The judgment is reversed and the cause is remanded that the trial may be had on the principles which we have referred to, and which we think are applicable.
Reversed and remanded.
ANDERSON, C. J., and GARDNER and BOULDIN, JJ., concur.
We wish to make it clear that we did not say that plea 6 was defective because it was a partial defense. Of course, a plea can set up a partial defense by confession and avoidance to that extent. If it purports to be a defense in bar of the entire action, and its substance is such that it is in fact only partial, it is subject to demurrer, and our cases so hold. 16 Alabama Digest 81, Pleading, 80. Plea 6 asserted certain facts relating to a certain class of articles, and asserted that plaintiff should not recover for such articles. It did not therefore purport to set up a defense to all the articles sued for not in that class. It was not therefore subject to the objection that it was only a partial defense, as that was all it purported to be, but was objectionable in that it did not name the articles to which it related.
While plea 4 is not as clear as it could be in that respect, we think it may be interpreted as referring to all the articles sued for, so as not to be subject to that objection. On such a plea the proof need not extend to all the articles, but if proof was made as to any of them, to that extent the plea was proven.

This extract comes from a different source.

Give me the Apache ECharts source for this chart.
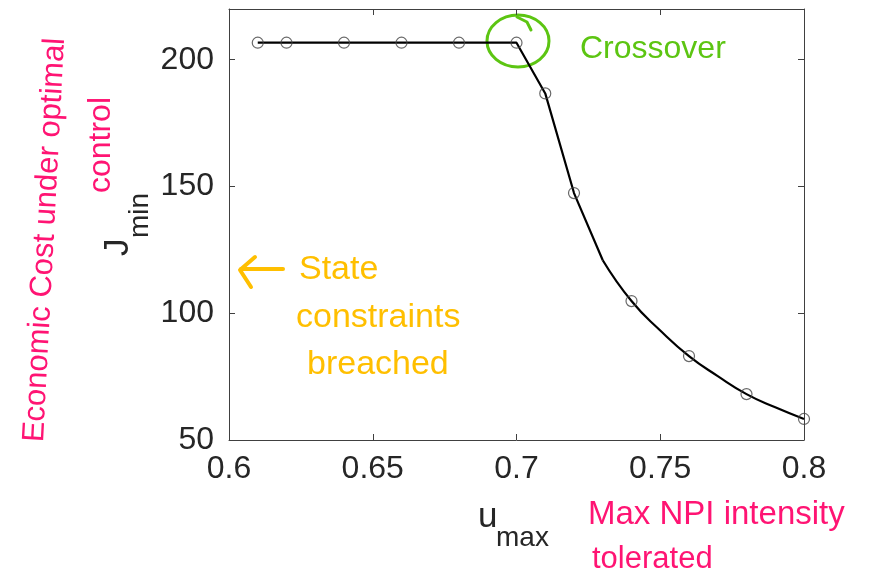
<!DOCTYPE html>
<html><head><meta charset="utf-8">
<script src="https://cdn.jsdelivr.net/npm/echarts@6/dist/echarts.min.js"></script>
<style>html,body{margin:0;padding:0;background:#fff}#c{width:871px;height:577px}</style>
</head><body><div id="c"></div>
<script>
// ---- data ----
const xTicks = [0.6, 0.65, 0.7, 0.75, 0.8];
const yTicks = [50, 100, 150, 200];
const markerX = [0.61, 0.62, 0.64, 0.66, 0.68, 0.70, 0.71, 0.72, 0.74, 0.76, 0.78, 0.80];
const markerY = [206.7, 206.7, 206.7, 206.7, 206.7, 206.7, 186.7, 147.4, 104.8, 83.1, 68.1, 58.3];
const lineX1 = [0.61, 0.62, 0.64, 0.66, 0.68, 0.70, 0.71, 0.72, 0.73];
const lineY1 = [206.7, 206.7, 206.7, 206.7, 206.7, 206.7, 186.7, 147.4, 120.9];
const lineX2 = [0.73, 0.74, 0.75, 0.76, 0.77, 0.78, 0.79, 0.80];
const lineY2 = [120.9, 104.8, 93.2, 83.1, 75.2, 68.1, 62.9, 58.3];

const zip = (xs, ys) => xs.map((x, i) => [x, ys[i]]);
const FONT = '"Liberation Sans", Arial, Helvetica, sans-serif';
const AX = '#404040', TXT = '#262626';
const PINK = '#ff1473', ORANGE = '#ffbf00', GREEN = '#5cc512';

const chart = echarts.init(document.getElementById('c'), null, {renderer: 'canvas'});

function xAxisCfg(pos, labels) {
  return {
    type: 'value', position: pos, min: 0.6, max: 0.8, interval: 0.05,
    axisLine: {show: true, onZero: false, lineStyle: {color: AX, width: 1}},
    axisTick: {show: true, inside: true, length: 6, customValues: xTicks, lineStyle: {color: AX}},
    axisLabel: {show: labels, customValues: xTicks, fontSize: 32, fontFamily: FONT, color: TXT, margin: 13},
    splitLine: {show: false}
  };
}
function yAxisCfg(pos, labels) {
  return {
    type: 'value', position: pos, min: 50, max: 220, interval: 50,
    axisLine: {show: true, onZero: false, lineStyle: {color: AX, width: 1}},
    axisTick: {show: true, inside: true, length: 6, customValues: yTicks, lineStyle: {color: AX}},
    axisLabel: {show: labels, customValues: yTicks, fontSize: 32, fontFamily: FONT, color: TXT, margin: 15},
    splitLine: {show: false}
  };
}

const txt = (text, x, y, size, color, extra) => Object.assign({
  type: 'text', x: x, y: y, silent: true,
  style: {text: text, fontSize: size, fontFamily: FONT, fill: color, align: 'left', verticalAlign: 'middle'}
}, extra || {});

chart.setOption({
  animation: false,
  backgroundColor: '#fff',
  grid: {left: 229, right: 67, top: 9, bottom: 137, containLabel: false, outerBoundsMode: 'none'},
  xAxis: [xAxisCfg('bottom', true), xAxisCfg('top', false)],
  yAxis: [yAxisCfg('left', true), yAxisCfg('right', false)],
  series: [
    {type: 'line', data: zip(lineX1, lineY1), showSymbol: false, symbol: 'none',
     lineStyle: {color: '#000', width: 2.2}, xAxisIndex: 0, yAxisIndex: 0},
    {type: 'line', data: zip(lineX2, lineY2), showSymbol: false, symbol: 'none', smooth: 0.5,
     lineStyle: {color: '#000', width: 2.2}, xAxisIndex: 0, yAxisIndex: 0},
    {type: 'scatter', data: zip(markerX, markerY), symbol: 'circle', symbolSize: 11, clip: false,
     itemStyle: {color: 'rgba(0,0,0,0)', borderColor: '#444', borderWidth: 1.2},
     xAxisIndex: 0, yAxisIndex: 0, z: 5}
  ],
  graphic: [
    // axis titles
    txt('J', 118, 256, 35, TXT, {rotation: Math.PI / 2}),
    txt('min', 140, 238, 28, TXT, {rotation: Math.PI / 2}),
    txt('u', 478, 517, 35, TXT),
    txt('max', 496, 538, 28, TXT),
    // green crossover annotation
    {type: 'ellipse', silent: true, shape: {cx: 518, cy: 41, rx: 31, ry: 26},
     style: {fill: 'none', stroke: GREEN, lineWidth: 3}},
    {type: 'polyline', silent: true, shape: {points: [[517, 17], [527, 22], [531, 30]]},
     style: {fill: 'none', stroke: GREEN, lineWidth: 3, lineCap: 'round'}},
    txt('Crossover', 580, 49, 32, GREEN),
    // orange state constraints annotation
    {type: 'polyline', silent: true, shape: {points: [[283, 269], [241, 269]]},
     style: {fill: 'none', stroke: ORANGE, lineWidth: 4, lineCap: 'round'}},
    {type: 'polyline', silent: true, shape: {points: [[255, 257], [240, 270], [251, 287]]},
     style: {fill: 'none', stroke: ORANGE, lineWidth: 4, lineCap: 'round', lineJoin: 'round'}},
    txt('State', 299, 270, 34, ORANGE),
    txt('constraints', 296, 318, 34, ORANGE),
    txt('breached', 307, 365, 34, ORANGE),
    // pink annotations
    txt('Max NPI intensity', 588, 515, 33, PINK),
    txt('tolerated', 592, 559, 31, PINK),
    txt('Economic Cost under optimal', 45, 240, 31, PINK,
        {rotation: Math.PI * 87 / 180, style: {text: 'Economic Cost under optimal', fontSize: 31, fontFamily: FONT, fill: PINK, align: 'center', verticalAlign: 'middle'}}),
    txt('control', 101, 145, 32, PINK,
        {rotation: Math.PI / 2, style: {text: 'control', fontSize: 32, fontFamily: FONT, fill: PINK, align: 'center', verticalAlign: 'middle'}})
  ]
});
</script>
</body></html>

We have not mistaken the complaint as being based on a contract. The form of complaint predicates the action on a duty as a common carrier; that is an insurer, not dependent upon negligence. Alabama Great Southern R. R. Co. v. Grabfelder, 83 Ala. 200, 3 So. 432; Frederick v. Louisville Nashville R. R. Co., 133 Ala. 486, 31 So. 968.
But as we interpret plea 4 in connection with such complaint, it is to assert that as to those goods it is not liable as a common carrier. In order to acquit itself of liability in such a plea, it should assert that it did use due care. But there was no demurrer for such failure.
We think that our interpretation of the situation was correctly stated in the former opinion.
Application for rehearing overruled.
ANDERSON, C. J., and GARDNER and BOULDIN, JJ., concur.